Auszug aus dem Jahresbrief 2011 des israelischen Friedensaktivisten Reuven Moskovitz:
Liebe Freundinnen und Freunde,
Diejenigen, die mein altes Logo kennen, werden sich über mein neues Logo wundern. Dieser Psalm ist sehr zutreffend für die gegenwärtige Situation in der Welt und in Israel. Leider sind die Machthaber unfähig einzusehen, dass sie nicht nur leichtfertig Millionen Menschen zum Sterben verurteilen, sondern dass sie selbst auch aus dem Amt gejagt werden können. Der einzige Satz dieses Psalms, der meiner Meinung nach nicht zutreffend ist, ist der Schluss. Gott greift nicht ein und versucht nicht, die Welt zu regieren. In meinem Buch schreibe ich: „Wenn es Gott gibt, ist er nicht der Gott der jüdischen, christlichen oder moslemischen Fundamentalisten, sondern der Gott, der im Psalm 115, 15-16, beschrieben wird: „Ihr seid die Gesegneten des Herrn, der Himmel und Erde gemacht hat. Der Himmel ist der Himmel des Herrn, aber die Erde hat er den Menschenkindern gegeben“. Abgesehen von Naturkatastrophen, entscheiden wir Menschen oder diejenigen, die sich anmaßen, die Menschen zu führen, was auf dieser Erde geschieht. In meiner Vorstellung zeigt sich die Größe Gottes in seiner Bescheidenheit und Verborgenheit.
In einer quälenden Hoffnungslosigkeit, jedoch ohne den Glauben zu verlieren, der mich weitertreibt gegen die großen Gefahren, die uns und die Gegend gefährden, aufzuschreien, schreibe ich diese Zeilen drei Jahre nach der unsäglichen Aktion „gegossenes Blei“. Diese Aktion war nichts anders als Glied einer Kette verbrecherischer Aktionen, die ziemlich lange vor der Errichtung des Staates Israel angefangen haben. In ihrem Buch „Nation und Tod“ stellt Idith Zertal mit einer genialen Analyse die manipulierte Entwicklung und Verstärkung des ,Opfer-Mythos‘ des Zionismus dar. Mit dieser Manipulation, die nach dem zweiten Weltkrieg anfing, wurden die Shoah und Auschwitz von einer schrecklichen Katastrophe zu einem Kult im Dienst einer Politik, die mehr und mehr neue Katastrophen verursacht, mutiert. Meiner Meinung nach sind Mythen kanonisierte Lügen, die sich im Bewusstsein von Menschen festsetzen und sie dann als historische Wirklichkeit betrachten. Solche Mythen begleiteten den Staat Israel vor und insbesondere nach seiner Gründung. Ein in Israel und Deutschland fast vergessener Historiker Israels, Simha Flapan, schreibt in seinem Buch „Die Errichtung Israels“ über acht Mythen, die eigentlich hauptsächlich als typisch diplomatischen und politischen Lug und Trug gelten. Auch Hannah Arendt, eine überzeugte Zionistin doch auch kritische Philosophin, verfolgte trotz ihrer Begeisterung für das entstehende Israel mit großer Sorge die Gefahren für die Zukunft Israels – Ergebnis dieser Mythen. Als ich mich entschieden habe, nach Deutschland zu kommen, habe ich sehr vorsichtig versucht – auch beschrieben in meinen zahlreichen Briefen – diese Mythen zu entlarven. Die tragische Fortsetzung von Kriegen, Zerstörungen und wachsendem Hass hat nicht nur mit Antisemitismus oder mit dem Versuch, Israel zu zerstören, zu tun. Es ist eine Tragödie von zwei Völkern, die fälschlicherweise überzeugt sind, alleine und einzig im Recht zu sein.

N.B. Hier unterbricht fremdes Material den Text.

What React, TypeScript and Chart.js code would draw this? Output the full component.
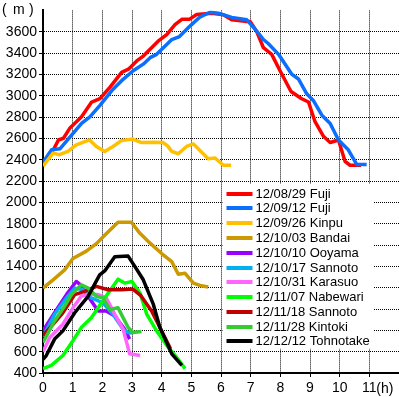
import { useEffect, useRef } from 'react';
import { Chart, registerables } from 'chart.js';

Chart.register(...registerables);

const FONT = "'Liberation Sans', Arial, sans-serif";

// ---- data ----
const seriesNames = [
  '12/08/29 Fuji',
  '12/09/12 Fuji',
  '12/09/26 Kinpu',
  '12/10/03 Bandai',
  '12/10/10 Ooyama',
  '12/10/17 Sannoto',
  '12/10/31 Karasuo',
  '12/11/07 Nabewari',
  '12/11/18 Sannoto',
  '12/11/28 Kintoki',
  '12/12/12 Tohnotake',
];

const seriesColors = [
  '#FF0000',
  '#0A6EFF',
  '#FFC000',
  '#CC9900',
  '#9900FF',
  '#00B0F0',
  '#FF66FF',
  '#00FF00',
  '#C00000',
  '#33CC33',
  '#000000',
];

const fuji0829Hours = [0, 0.35, 0.52, 0.69, 0.9, 1.3, 1.64, 1.92, 2.26, 2.65, 2.88, 3.16, 3.38, 3.66, 3.88, 4.17, 4.45, 4.68, 4.93, 5.18, 5.69, 6.08, 6.36, 6.81, 6.98, 7.2, 7.43, 7.71, 7.99, 8.36, 8.72, 8.95, 9.17, 9.46, 9.68, 9.96, 10.18, 10.35, 10.72];
const fuji0829Meters = [2354, 2493, 2585, 2601, 2694, 2802, 2941, 2972, 3080, 3219, 3249, 3326, 3372, 3450, 3511, 3573, 3666, 3716, 3716, 3762, 3774, 3759, 3712, 3697, 3697, 3604, 3450, 3388, 3234, 3040, 2972, 2941, 2756, 2617, 2561, 2585, 2385, 2348, 2348];

const fuji0912Hours = [0, 0.29, 0.57, 0.97, 1.3, 1.58, 1.92, 2.32, 2.65, 3.04, 3.38, 3.61, 3.83, 4.17, 4.34, 4.6, 4.98, 5.3, 5.63, 5.91, 6.36, 6.87, 7.21, 7.43, 7.6, 7.94, 8.38, 8.61, 8.89, 9.11, 9.4, 9.68, 9.96, 10.29, 10.58, 10.91];
const fuji0912Meters = [2376, 2493, 2502, 2632, 2740, 2802, 2910, 3048, 3141, 3234, 3296, 3357, 3388, 3481, 3527, 3555, 3660, 3740, 3783, 3774, 3734, 3712, 3604, 3527, 3487, 3388, 3203, 3157, 3018, 2956, 2817, 2740, 2585, 2493, 2354, 2354];

const kinpuHours = [0, 0.34, 0.56, 0.84, 1.12, 1.57, 1.8, 2.08, 2.36, 2.64, 3.03, 3.32, 3.76, 4.05, 4.2, 4.34, 4.56, 4.84, 5.07, 5.57, 5.8, 6.08, 6.34];
const kinpuMeters = [2340, 2462, 2447, 2478, 2539, 2585, 2524, 2478, 2524, 2579, 2594, 2561, 2564, 2561, 2530, 2478, 2456, 2524, 2548, 2410, 2416, 2348, 2348];

const bandaiHours = [0, 0.34, 0.73, 1.01, 1.46, 1.8, 2.13, 2.53, 2.98, 3.26, 3.6, 4.0, 4.34, 4.56, 4.79, 5.07, 5.29, 5.57];
const bandaiMeters = [1196, 1274, 1367, 1474, 1543, 1613, 1706, 1814, 1814, 1712, 1620, 1520, 1444, 1326, 1335, 1243, 1221, 1206];

const ooyamaHours = [0, 0.39, 0.79, 1.12, 1.24, 1.52, 1.86, 2.13, 2.42, 2.75, 2.92];
const ooyamaMeters = [795, 965, 1135, 1258, 1233, 1119, 981, 981, 934, 811, 718];

const sannoto1017Hours = [0, 0.39, 0.79, 1.07, 1.35, 1.63, 2.02, 2.36, 2.7, 2.87, 3.0];
const sannoto1017Meters = [740, 950, 1104, 1196, 1181, 1104, 1057, 950, 811, 780, 775];

const karasuoHours = [0, 0.23, 0.67, 1.01, 1.29, 1.52, 1.86, 2.13, 2.42, 2.7, 2.92, 3.27];
const karasuoMeters = [600, 733, 857, 1011, 1119, 1135, 1135, 1104, 950, 811, 580, 564];

const nabewariHours = [0, 0.28, 0.67, 1.01, 1.29, 1.63, 2.08, 2.53, 2.75, 3.0, 3.27, 3.5, 3.83, 4.22, 4.5, 4.79];
const nabewariMeters = [441, 471, 564, 703, 826, 919, 1104, 1280, 1243, 1258, 1150, 950, 795, 641, 548, 441];

const sannoto1118Hours = [0, 0.34, 0.67, 1.07, 1.4, 1.8, 2.19, 2.64, 3.03, 3.3, 3.66, 3.94, 4.22, 4.3];
const sannoto1118Meters = [749, 857, 965, 1135, 1166, 1212, 1181, 1181, 1187, 1125, 981, 826, 672, 626];

const kintokiHours = [0, 0.39, 0.73, 0.96, 1.29, 1.52, 1.8, 2.02, 2.25, 2.53, 2.87, 3.03, 3.32];
const kintokiMeters = [687, 888, 1027, 1135, 1228, 1196, 1119, 1104, 996, 1011, 826, 780, 789];

const tohnotakeHours = [0, 0.11, 0.39, 0.67, 1.07, 1.52, 1.91, 2.08, 2.42, 2.87, 3.1, 3.38, 3.72, 3.94, 4.34, 4.68];
const tohnotakeMeters = [527, 564, 718, 795, 965, 1119, 1320, 1357, 1490, 1496, 1397, 1274, 1043, 826, 580, 471];

const hoursList = [fuji0829Hours, fuji0912Hours, kinpuHours, bandaiHours, ooyamaHours, sannoto1017Hours, karasuoHours, nabewariHours, sannoto1118Hours, kintokiHours, tohnotakeHours];
const metersList = [fuji0829Meters, fuji0912Meters, kinpuMeters, bandaiMeters, ooyamaMeters, sannoto1017Meters, karasuoMeters, nabewariMeters, sannoto1118Meters, kintokiMeters, tohnotakeMeters];

const yMin = 400;
const yMax = 3800;
const yStep = 200;
const xMin = 0;
const xMax = 12;
const yUnit = ['(', 'm', ')'];
const xUnit = '(h)';

const overlayPlugin = {
  id: 'overlay',
  afterDraw(chart: any) {
    const ctx = chart.ctx as CanvasRenderingContext2D;
    const xs = chart.scales.x;
    const ys = chart.scales.y;
    ctx.save();
    // legend box
    const left = xs.getPixelForValue(6) + 1.5;
    const right = xs.getPixelForValue(11) + 4;
    const top = ys.getPixelForValue(2200) + 3;
    const bottom = ys.getPixelForValue(600) - 3;
    ctx.fillStyle = '#ffffff';
    ctx.fillRect(left, top, right - left, bottom - top);
    ctx.font = `13px ${FONT}`;
    ctx.textBaseline = 'middle';
    ctx.textAlign = 'left';
    const rowH = 14.76;
    const firstRow = top + 9.7;
    seriesNames.forEach((name, i) => {
      const y = Math.round(firstRow + i * rowH);
      ctx.strokeStyle = seriesColors[i];
      ctx.lineWidth = 4;
      ctx.beginPath();
      ctx.moveTo(left + 4, y);
      ctx.lineTo(left + 30, y);
      ctx.stroke();
      ctx.fillStyle = '#000';
      ctx.fillText(name, left + 33, y + 0.5);
    });
    // unit labels
    ctx.font = `14px ${FONT}`;
    ctx.fillStyle = '#000';
    ctx.fillText(yUnit[0], 2, 10);
    ctx.fillText(yUnit[1], 13, 10);
    ctx.fillText(yUnit[2], 29, 10);
    ctx.fillText(xUnit, xs.getPixelForValue(11) + 7, 389);
    ctx.restore();
  },
};

export default function App() {
  const ref = useRef<HTMLCanvasElement>(null);
  useEffect(() => {
    document.body.style.margin = '0';
    const canvas = ref.current;
    if (!canvas) return;
    const datasets = seriesNames.map((name, i) => ({
      label: name,
      data: hoursList[i].map((h, j) => ({ x: h, y: metersList[i][j] })),
      borderColor: seriesColors[i],
      backgroundColor: seriesColors[i],
      borderWidth: 3.5,
      pointRadius: 0,
      pointHoverRadius: 0,
      tension: 0,
      fill: false,
      borderJoinStyle: 'round' as const,
      order: 20 - i,
    }));
    const hideAt = (v: number) => (ctx: any) =>
      ctx.tick && ctx.tick.value === v ? 'rgba(0,0,0,0)' : '#000';
    const chart = new Chart(canvas, {
      type: 'line',
      data: { datasets },
      plugins: [overlayPlugin],
      options: {
        animation: false,
        responsive: false,
        devicePixelRatio: 1,
        layout: { padding: { top: 5, right: 0, left: 0, bottom: 0 } },
        plugins: { legend: { display: false }, tooltip: { enabled: false } },
        scales: {
          x: {
            type: 'linear',
            min: xMin,
            max: xMax,
            afterFit: (s: any) => { s.height = 24; },
            ticks: {
              stepSize: 1,
              color: '#000',
              padding: 3,
              font: { family: FONT, size: 14 },
              maxRotation: 0,
              autoSkip: false,
              callback: (v: any) => (v === xMax ? null : String(v)),
            },
            grid: {
              color: hideAt(xMax),
              lineWidth: 1,
              tickLength: 4,
              tickColor: hideAt(xMax),
              tickWidth: 1,
            },
            border: { display: true, color: '#000', width: 2, dash: [1, 1] },
          },
          y: {
            type: 'linear',
            min: yMin,
            max: yMax,
            afterFit: (s: any) => { s.width = 43; },
            ticks: {
              stepSize: yStep,
              color: '#000',
              padding: 2,
              font: { family: FONT, size: 14 },
              autoSkip: false,
              callback: (v: any) => (v === yMax ? null : String(v)),
            },
            grid: {
              color: hideAt(yMax),
              lineWidth: 1,
              tickLength: 4,
              tickColor: hideAt(yMax),
              tickWidth: 1,
            },
            border: { display: true, color: '#000', width: 2, dash: [1, 1] },
          },
        },
      },
    } as any);
    return () => chart.destroy();
  }, []);
  return <canvas ref={ref} width={399} height={397} style={{ display: 'block' }} />;
}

Die Weichen, die den Nahen Osten in einen Wirbel von Gewalt, Blutvergießen und Zerstörung führten, sind schon von Ben Gurion vor mehr als 60 Jahren (in einer Rede im August 1947) gestellt worden: „Die Weisheit Israels ist die Weisheit, wie Krieg zu führen ist und nichts anderes“.
Ein paar Jahre danach schreibt der zweite Ministerpräsident: „Ich habe gelernt, dass der israelische Staat in unserer Generation ohne Betrug und abenteuerlichen Geist nicht regiert werden kann. Dies sind historische Fakten, die nicht zu verändern sind. Es mag sein, dass die Geschichte die Betrugsstrategien bestätigen wird, genauso wie die abenteuerlichen Aktionen (er meint damit, die blutigen Vergeltungsaktionen). Was ich, Moshe Sharet, weiß, ist, dass ich nicht fähig bin, so zu handeln, deshalb bin ich auch nicht fähig, diesen Staat zu regieren.“ (Moshe Sharets Tagebücher)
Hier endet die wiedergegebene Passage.